CDs are, like, so last generation. Mp3s are just so outdated. So what musical releasing format has suddenly hit the mainstream like shit hitting a fan? Cassette releases, that’s what. Everyone from fanzines to the DIY masters that are the latest wave of up-and-coming bands are into it. Releasing your latest single on one of those plastic rectangular babies is like the new nu-rave, only with more colours and better music.
WORDS: EMMA TWINE
So who’s actually into this reversal back to the ‘good old days’ when a brick-sized Walkman was the latest in music-streaming technology, and why? What has drawn so many bands back to the crackly, low-quality punch that tapes throw? We caught up with some cassette label/enthusiasts to get to the root of the underground music scene’s new obsession. Philip St Clair-Burke (what a name) is one half of the small-time cassette record label Maximus Extreme, who release split cassettes. John Webb once told him he loved him, and he claims to have played b-ball with Obama.
Why did you choose cassettes to release on? Are you just too cool for the mainstream,or is there actually an audio benefit?
I guess that pretty much sums it up. Selling CD’s seems like a rip off, I mean, one CD is nothing. CD’s ain’t worth shit. Plus after I saw Will Smith on the Fresh Prince with a cassette there was no going back. Cassettes sound nice, lo-fi or whatever it is, and I wanted people to dance like it’s 1985, shoulder pads and everything.
Very true, I suppose tapes seem much less disposable. They’re like vinyl -maybe you’d spend £2 on a CD then scratch it after a week, but with tapes and records you have the novelty value as well as pretty sick music.
Oh for real, some people do look at it as a novelty though, which makes the seriousness of the whole record label connotations go. Which is nice – tapes are for party. No one wants to pull out their favourite tape and listen to it every day, everyone’s way too lazy for that, me included. Tapes are the glorified ‘best prize at a fun fair’. Along with dead goldfish.
But maybe the whole idea of tapes being less disposable or nostalgic items from your childhood lends more value to the music itself?
True. Against all the effort of not opening iTunes, listening to tape has some sweet benefits – crackly tracks and the music sounding more and more like Wavves each time it’s copied. No one can not like that. Have you got a Will Smith tape? The ultimate cassette – Will Smith in the summer time.
You should get bands to do Will Smith covers, then bang them together on the most pro cassette ever made.
That’ll be my John Webb bait. Paradise vendors inc. 006. I could sell the idea, win his heart.
A lot of the bands who choose tapes to release on are pretty similar to Wavves – all guitars and bad microphones. Do you think cassettes maybe appeal to them because they’re analogue’s answer to distortion pedals?
It’s either one or the other really – record with some fucked up microphones, or put it onto cassette. Unless you’re totally radical and do both. You know when you’re shit at guitar when you have to have the distortion pedal on the whole time, unless you’re an angry punk – then it’s just a given.

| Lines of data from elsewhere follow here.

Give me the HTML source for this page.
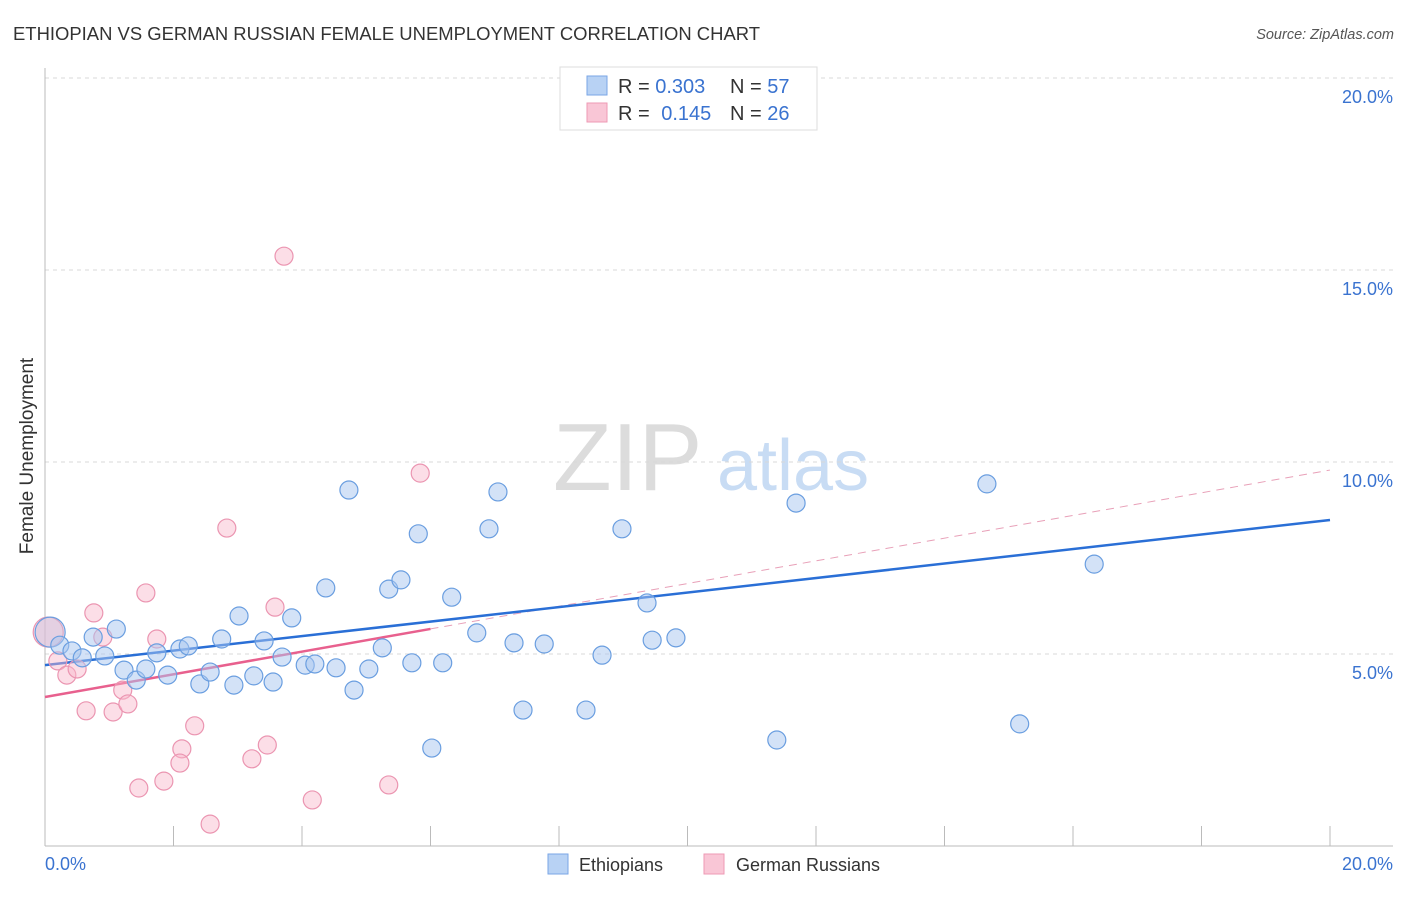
<!DOCTYPE html>
<html><head><meta charset="utf-8"><style>
body{margin:0;background:#fff;font-family:"Liberation Sans",sans-serif}
svg text{font-family:"Liberation Sans",sans-serif}
</style></head><body>
<svg id="c" width="1406" height="892" xmlns="http://www.w3.org/2000/svg">
<text x="13" y="40" font-size="18" fill="#333" textLength="747" lengthAdjust="spacingAndGlyphs">ETHIOPIAN VS GERMAN RUSSIAN FEMALE UNEMPLOYMENT CORRELATION CHART</text>
<text x="1394" y="39" font-size="14.5" fill="#555" font-style="italic" text-anchor="end">Source: ZipAtlas.com</text>
<text transform="translate(33,456) rotate(-90)" font-size="19" fill="#333" text-anchor="middle">Female Unemployment</text>
<g>
<text x="553" y="490" font-size="96" fill="#dcdcdc" font-family="Liberation Serif, serif">ZIP</text>
<text x="717" y="490" font-size="72" fill="#c8dcf4">atlas</text>
</g>
<g id="grid"></g><g id="axes"></g><g id="trend"></g><g id="pts"></g>
<g>
<rect x="560" y="67" width="257" height="63" fill="#fff" stroke="#ddd"/>
<rect x="587" y="76" width="20" height="19" fill="#b8d2f4" stroke="#7aa6e6"/>
<rect x="587" y="103" width="20" height="19" fill="#f9c6d6" stroke="#ee9ab4"/>
<text x="618" y="93" font-size="20" fill="#333">R = <tspan fill="#3a73d0">0.303</tspan></text>
<text x="730" y="93" font-size="20" fill="#333">N = <tspan fill="#3a73d0">57</tspan></text>
<text x="618" y="120" font-size="20" fill="#333">R = <tspan fill="#3a73d0" dx="6">0.145</tspan></text>
<text x="730" y="120" font-size="20" fill="#333">N = <tspan fill="#3a73d0">26</tspan></text>
</g>
<g>
<rect x="548" y="854" width="20" height="20" fill="#b8d2f4" stroke="#7aa6e6"/>
<text x="579" y="871" font-size="18" fill="#333">Ethiopians</text>
<rect x="704" y="854" width="20" height="20" fill="#f9c6d6" stroke="#ee9ab4"/>
<text x="736" y="871" font-size="18" fill="#333">German Russians</text>
</g>
</svg>
<script>
const yTicks=[5,10,15,20];
const yTickLabels=["5.0%","10.0%","15.0%","20.0%"];
const xTickLabels=["0.0%","20.0%"];
const blueX=[0.08,0.23,0.42,0.58,0.75,0.93,1.11,1.23,1.42,1.57,1.74,1.91,2.10,2.23,2.41,2.57,2.75,2.94,3.02,3.25,3.41,3.55,3.69,3.84,4.05,4.20,4.37,4.53,4.73,4.81,5.04,5.25,5.35,5.54,5.71,5.81,6.02,6.19,6.33,6.72,6.91,7.05,7.30,7.44,7.77,8.42,8.67,8.98,9.37,9.45,9.82,11.39,11.69,14.66,15.17,16.33];
const blueY=[5.57,5.23,5.08,4.90,5.44,4.95,5.65,4.58,4.32,4.61,5.03,4.45,5.13,5.21,4.22,4.53,5.39,4.19,5.99,4.43,5.34,4.27,4.92,5.94,4.71,4.74,6.72,4.64,9.27,4.06,4.61,5.16,6.69,6.93,4.77,8.13,2.55,4.77,6.48,5.55,8.26,9.22,5.29,3.54,5.26,3.54,4.97,8.26,6.33,5.36,5.42,2.76,8.93,9.43,3.18,7.34];
const pinkX=[0.05,0.20,0.34,0.50,0.64,0.76,0.90,1.06,1.21,1.29,1.46,1.57,1.74,1.85,2.13,2.10,2.33,2.57,2.83,3.22,3.46,3.58,3.72,4.16,5.35,5.84];
const pinkY=[5.57,4.82,4.45,4.61,3.52,6.07,5.44,3.49,4.06,3.70,1.51,6.59,5.39,1.69,2.53,2.16,3.13,0.57,8.28,2.27,2.63,6.22,15.36,1.20,1.59,9.71];
const blueTrend=[4.71,8.49];
const pinkTrend=[3.88,9.79];
const pinkSolidEnd=6;
const X=v=>45+v/20*1285, Y=v=>846-v*38.4;
const NS="http://www.w3.org/2000/svg";
function mk(parent,tag,attrs){const e=document.createElementNS(NS,tag);for(const k in attrs)e.setAttribute(k,attrs[k]);document.getElementById(parent).appendChild(e);return e;}
yTicks.forEach((t,i)=>{
 const g=mk('grid','line',{x1:45,x2:1393,y1:Y(t),y2:Y(t),stroke:'#d8d8d8','stroke-dasharray':'4,4'});
 
 
 const l=mk('grid','text',{x:1393,y:Y(t)+25,'font-size':18,fill:'#3a73d0','text-anchor':'end'});
 l.textContent=yTickLabels[i];
 
 
});
let a=mk('axes','line',{x1:45,x2:45,y1:68,y2:846,stroke:'#bbb'});


a=mk('axes','line',{x1:45,x2:1393,y1:846,y2:846,stroke:'#bbb'});


for(let i=1;i<=10;i++){const t=mk('axes','line',{x1:X(i*2),x2:X(i*2),y1:826,y2:846,stroke:'#bbb'});
 
 }
[[0,'start',45],[1,'end',1393]].forEach(([i,anc,x])=>{const t=mk('axes','text',{x:x,y:870,'font-size':18,fill:'#3a73d0','text-anchor':anc});t.textContent=xTickLabels[i];
 
 });
const lerp=(tr,x)=>tr[0]+(tr[1]-tr[0])*x/20;
let ln=mk('trend','line',{x1:X(0),y1:Y(lerp(pinkTrend,0)),x2:X(pinkSolidEnd),y2:Y(lerp(pinkTrend,pinkSolidEnd)),stroke:'#e8608e','stroke-width':2.5});


ln=mk('trend','line',{x1:X(pinkSolidEnd),y1:Y(lerp(pinkTrend,pinkSolidEnd)),x2:X(20),y2:Y(lerp(pinkTrend,20)),stroke:'#e8a0b8','stroke-width':1,'stroke-dasharray':'8,6'});


ln=mk('trend','line',{x1:X(0),y1:Y(lerp(blueTrend,0)),x2:X(20),y2:Y(lerp(blueTrend,20)),stroke:'#2a6fd6','stroke-width':2.5});


pinkX.forEach((x,i)=>{const c=mk('pts','circle',{cx:X(x),cy:Y(pinkY[i]),r:i==0?15:9,fill:'rgba(248,182,202,0.45)',stroke:'#eb95b1','stroke-width':1.2});
 
 });
blueX.forEach((x,i)=>{const c=mk('pts','circle',{cx:X(x),cy:Y(blueY[i]),r:i==0?15:9,fill:i==0?'rgba(200,190,220,0.45)':'rgba(168,198,240,0.5)',stroke:'#6a9ee0','stroke-width':1.2});
 
 });
</script>
</body></html>
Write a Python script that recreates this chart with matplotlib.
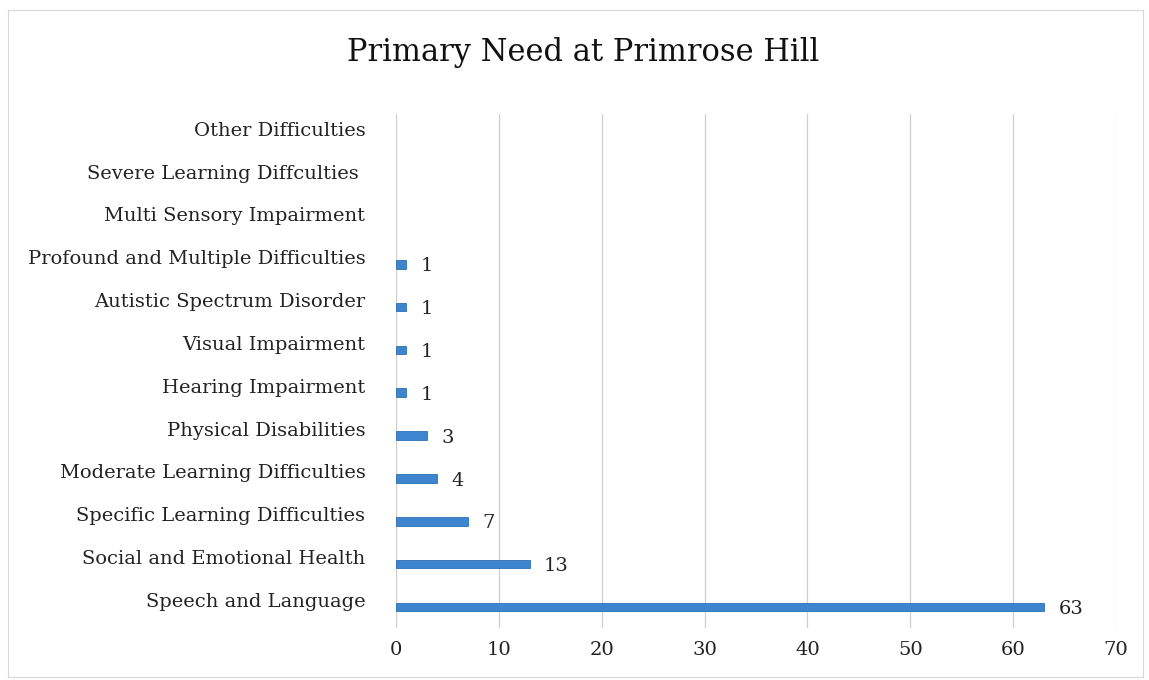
import matplotlib.pyplot as plt
from matplotlib.patches import Rectangle
import matplotlib.transforms as mtransforms

categories = ["Speech and Language", "Social and Emotional Health",
              "Specific Learning Difficulties", "Moderate Learning Difficulties",
              "Physical Disabilities", "Hearing Impairment", "Visual Impairment",
              "Autistic Spectrum Disorder", "Profound and Multiple Difficulties",
              "Multi Sensory Impairment", "Severe Learning Diffculties ",
              "Other Difficulties"]
values = [63, 13, 7, 4, 3, 1, 1, 1, 1, None, None, None]
xticks = [0, 10, 20, 30, 40, 50, 60, 70]

plt.rcParams['font.family'] = ['DejaVu Serif']

fig = plt.figure(figsize=(11.49, 6.80), dpi=100)
fig.patches.append(Rectangle((0.007, 0.004), 0.988, 0.982, transform=fig.transFigure,
                             fill=False, edgecolor='#d8d8d8', linewidth=0.8))
ax = fig.add_axes([0.3446, 0.0759, 0.6267, 0.756])

ys = list(range(len(categories)))
for y, v in zip(ys, values):
    if v is None:
        continue
    ax.barh(y, v, height=0.2, color='#3d86cf', edgecolor='#2f6fb5', linewidth=0.6, zorder=3)
    ax.text(v + 1.4, y - 0.05, str(v), va='center', ha='left', fontsize=14, color='#222222')

ax.set_xlim(0, 70)
ax.set_ylim(-0.5, len(categories) - 0.5)
ax.set_xticks(xticks)
ax.set_xticklabels([str(t) for t in xticks], fontsize=14, color='#222222')
ax.set_yticks(ys)
ax.set_yticklabels(categories, fontsize=14, color='#222222')
ax.tick_params(axis='both', length=0)
ax.tick_params(axis='x', pad=9)
ax.tick_params(axis='y', pad=22)
off = mtransforms.ScaledTranslation(0, 7 / 100, fig.dpi_scale_trans)
for lab in ax.get_yticklabels():
    lab.set_transform(lab.get_transform() + off)
for s in ax.spines.values():
    s.set_visible(False)
ax.grid(axis='x', color='#cfcfcf', linewidth=0.9, zorder=0)
ax.set_axisbelow(True)

fig.text(0.5075, 0.923, "Primary Need at Primrose Hill", ha='center', va='center',
         fontsize=22, color='#111111')

fig.savefig('out.png', dpi=100)
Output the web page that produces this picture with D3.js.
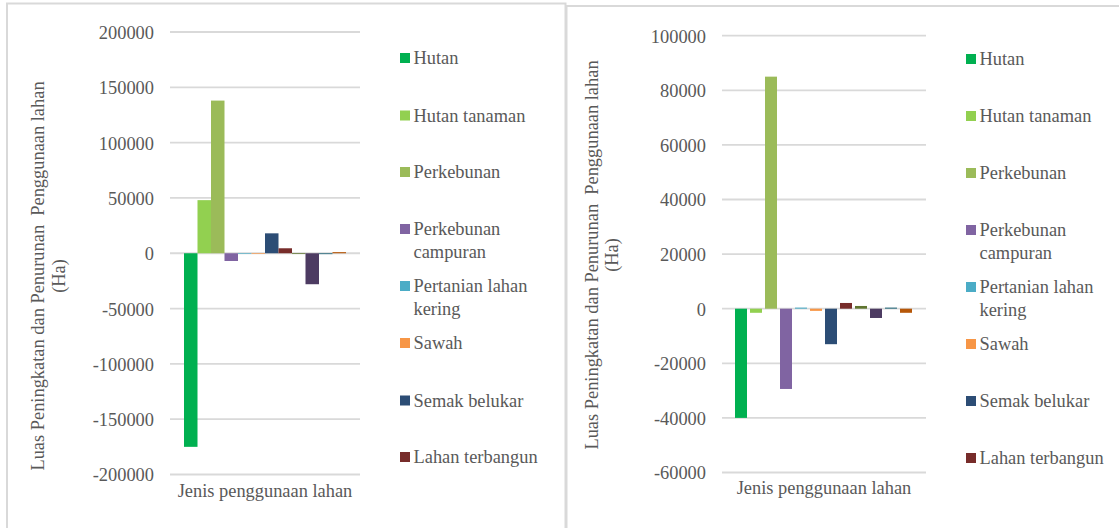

But it’s not always the best idea to go straight to the broken mic and out-of-date technology, I’d rather listen to music recorded with a reel-to-reel and released on vinyl. I think the whole lo-fi thing can only work so much. Don’t get me wrong, it can sound good, but some douches just don’t know when to stop
Yeah, I suppose there’s a point when the novelty wares off, when it’s no longer ”OMG they’re so retro” but more ”I just want to hear what they’re actually playing”.
Angry and home-made only gets you so far. Unless you’re Will Smith, then you can do whatever the fuck you want.